Special prayer ceremonies were held for development and prosperity of Pakistan. Different activities were arranged in capital city and all other province to mark the day.
The heroes of Pakistan were paid respect in events at President House and Prime Minister House.
To recall the history of Pakistan Day, it was from March 22 to March 24, 1940 when the All India Muslim League held its annual session at Minto Park, Lahore.
On the first day of the session, Quaid-i-Azam Muhammad Ali Jinnah in an impromptu speech presented his own solution of the Muslim problem. He said that the problem of India was not of an inter-communal nature, but manifestly an international one and must be treated as such.
In the words of Quaid-i-Azam: “Hindus and the Muslims belong to two different religions, philosophies, social customs and literature. They neither inter-marry nor inter-dine and, indeed, they belong to two different civilizations that are based mainly on conflicting ideas and conceptions. Their concepts on life and of life are different. It is quite clear that Hindus and Muslims derive their inspiration from different sources of history. They have different epics, different heroes and different episodes…”
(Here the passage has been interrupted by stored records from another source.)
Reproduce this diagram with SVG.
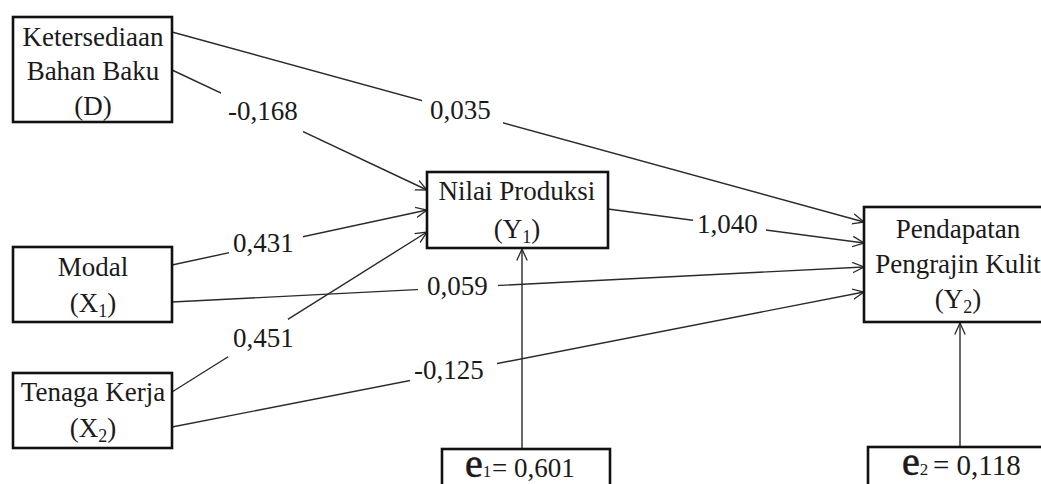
<svg xmlns="http://www.w3.org/2000/svg" width="1041" height="484" viewBox="0 0 1041 484">
<defs>
<style>
.box{fill:#fff;stroke:#111;stroke-width:2.6}
.t{font-family:"Liberation Serif","Times New Roman",serif;font-size:27px;fill:#1a1a1a}
.c{text-anchor:middle}
.sub{font-size:18px}
.ee{font-size:40px;stroke:#1a1a1a;stroke-width:0.6}
.es{font-size:17px}
.ln{stroke:#2a2a2a;stroke-width:1.4;fill:none}
.ar{marker-end:url(#arr)}
.bg{fill:#fff}
</style>
<marker id="arr" viewBox="0 0 12 12" refX="11.5" refY="6" markerWidth="12" markerHeight="12" orient="auto" markerUnits="userSpaceOnUse">
<path d="M0,0.8 L11.5,6 L0,11.2" fill="none" stroke="#2a2a2a" stroke-width="1.3"/>
</marker>
</defs>
<rect width="1041" height="484" fill="#fff"/>
<g id="connectors">
<line class="ln ar" x1="172" y1="32" x2="864" y2="222"/>
<line class="ln ar" x1="172" y1="70" x2="427" y2="190"/>
<line class="ln ar" x1="172" y1="265" x2="427" y2="210"/>
<line class="ln ar" x1="172" y1="392" x2="427" y2="232"/>
<line class="ln ar" x1="172" y1="302" x2="864" y2="267"/>
<line class="ln ar" x1="172" y1="427" x2="864" y2="292"/>
<line class="ln ar" x1="608" y1="209" x2="864" y2="243"/>
<line class="ln ar" x1="522" y1="449" x2="522" y2="249"/>
<line class="ln ar" x1="960" y1="447" x2="960" y2="323"/>
<g id="labels">
<rect class="bg" x="422" y="96" width="81" height="28"/>
<text class="t" x="430" y="119">0,035</text>
<rect class="bg" x="221" y="92" width="82" height="41"/>
<text class="t" x="228" y="120">-0,168</text>
<rect class="bg" x="229" y="231" width="74" height="27"/>
<text class="t" x="233" y="252">0,431</text>
<rect class="bg" x="228" y="319" width="60" height="38"/>
<text class="t" x="233" y="347">0,451</text>
<rect class="bg" x="418" y="276" width="80" height="26"/>
<text class="t" x="427" y="295">0,059</text>
<rect class="bg" x="410" y="358" width="87" height="27"/>
<text class="t" x="414" y="379">-0,125</text>
<rect class="bg" x="693" y="213" width="73" height="26"/>
<text class="t" x="697" y="233">1,040</text>
</g>
</g>
<g id="node-D">
<rect class="box" x="13" y="17" width="159" height="105"/>
<text class="t c" x="93" y="46">Ketersediaan</text>
<text class="t c" x="93" y="80">Bahan Baku</text>
<text class="t c" x="93" y="115">(D)</text>
</g>
<g id="node-X1">
<rect class="box" x="13" y="247" width="159" height="75"/>
<text class="t c" x="93" y="276">Modal</text>
<text class="t c" x="93" y="312">(X<tspan class="sub" dy="5">1</tspan><tspan dy="-5">)</tspan></text>
</g>
<g id="node-X2">
<rect class="box" x="13" y="373" width="159" height="75"/>
<text class="t c" x="93" y="401">Tenaga Kerja</text>
<text class="t c" x="93" y="437">(X<tspan class="sub" dy="5">2</tspan><tspan dy="-5">)</tspan></text>
</g>
<g id="node-Y1">
<rect class="box" x="427" y="172" width="181" height="76"/>
<text class="t c" x="517" y="200">Nilai Produksi</text>
<text class="t c" x="517" y="238">(Y<tspan class="sub" dy="5">1</tspan><tspan dy="-5">)</tspan></text>
</g>
<g id="node-Y2">
<rect class="box" x="864" y="207" width="190" height="115"/>
<text class="t c" x="958" y="238">Pendapatan</text>
<text class="t c" x="958" y="273">Pengrajin Kulit</text>
<text class="t c" x="958" y="308">(Y<tspan class="sub" dy="5">2</tspan><tspan dy="-5">)</tspan></text>
</g>
<g id="node-e1">
<rect class="box" x="442" y="449" width="168" height="50"/>
<text class="t" x="465" y="477"><tspan class="ee">e</tspan><tspan class="es">1</tspan><tspan x="492">= 0,601</tspan></text>
</g>
<g id="node-e2">
<rect class="box" x="868" y="447" width="190" height="50"/>
<text class="t" x="902" y="475"><tspan class="ee">e</tspan><tspan class="es">2</tspan><tspan x="933" style="font-size:29px">= 0,118</tspan></text>
</g>
</svg>
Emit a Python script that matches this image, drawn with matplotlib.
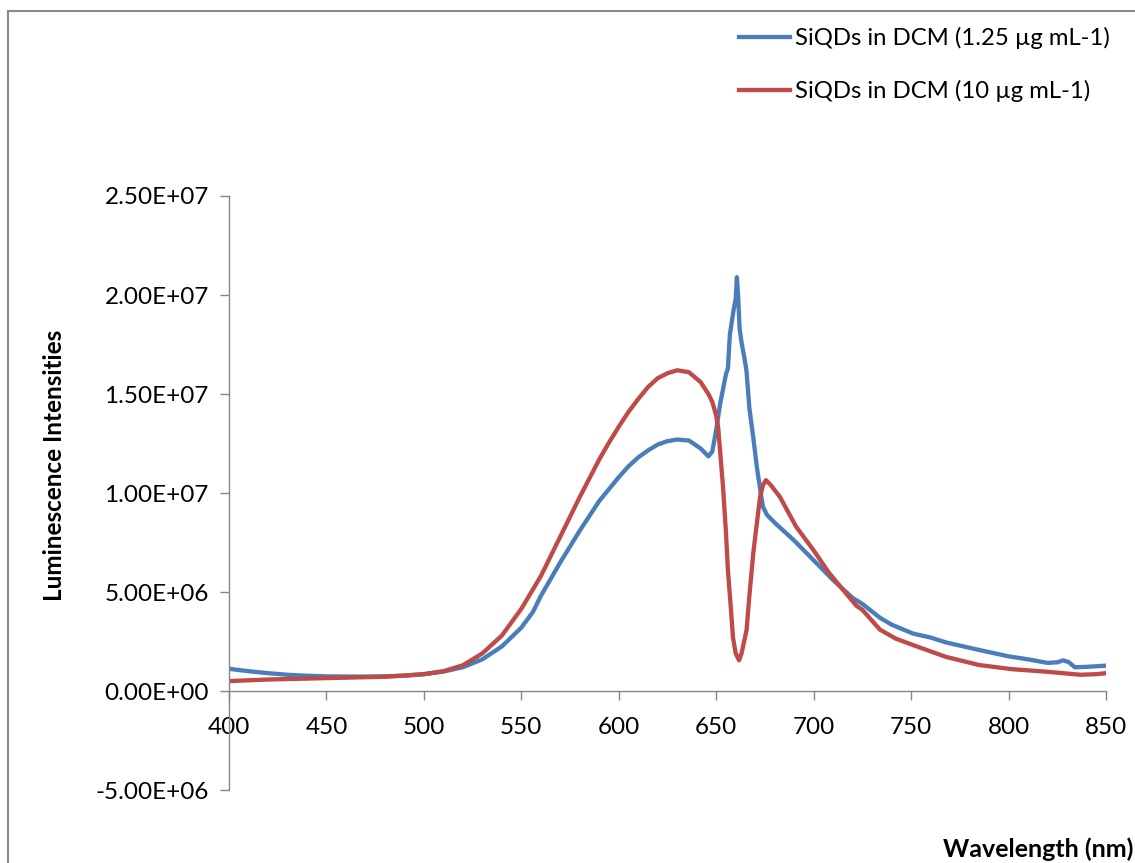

The resolution which was passed at the session reads: “No constitutional plan would be workable or acceptable to the Muslims unless geographical contiguous units are demarcated into regions which should be so constituted with such territorial readjustments as may be necessary. That the areas in which the Muslims are numerically in majority as in the North-Western and Eastern zones of India should be grouped to constitute independent states in which the constituent units shall be autonomous and sovereign”.
It further reads, “That adequate, effective and mandatory safeguards shall be specifically provided in the constitution for minorities in the units and in the regions for the protection of their religious, cultural, economic, political, administrative and other rights of the minorities, with their consultation. Arrangements thus should be made for the security of Muslims where they were in a minority”.
The Resolution turned down the concept of United India and recommended the creation of an independent Muslim state consisting of Punjab, N. W. F. P (now Khyber Pakhtonkhwa), Sindh and Balochistan in the northwest, and Bengal and Assam in the northeast.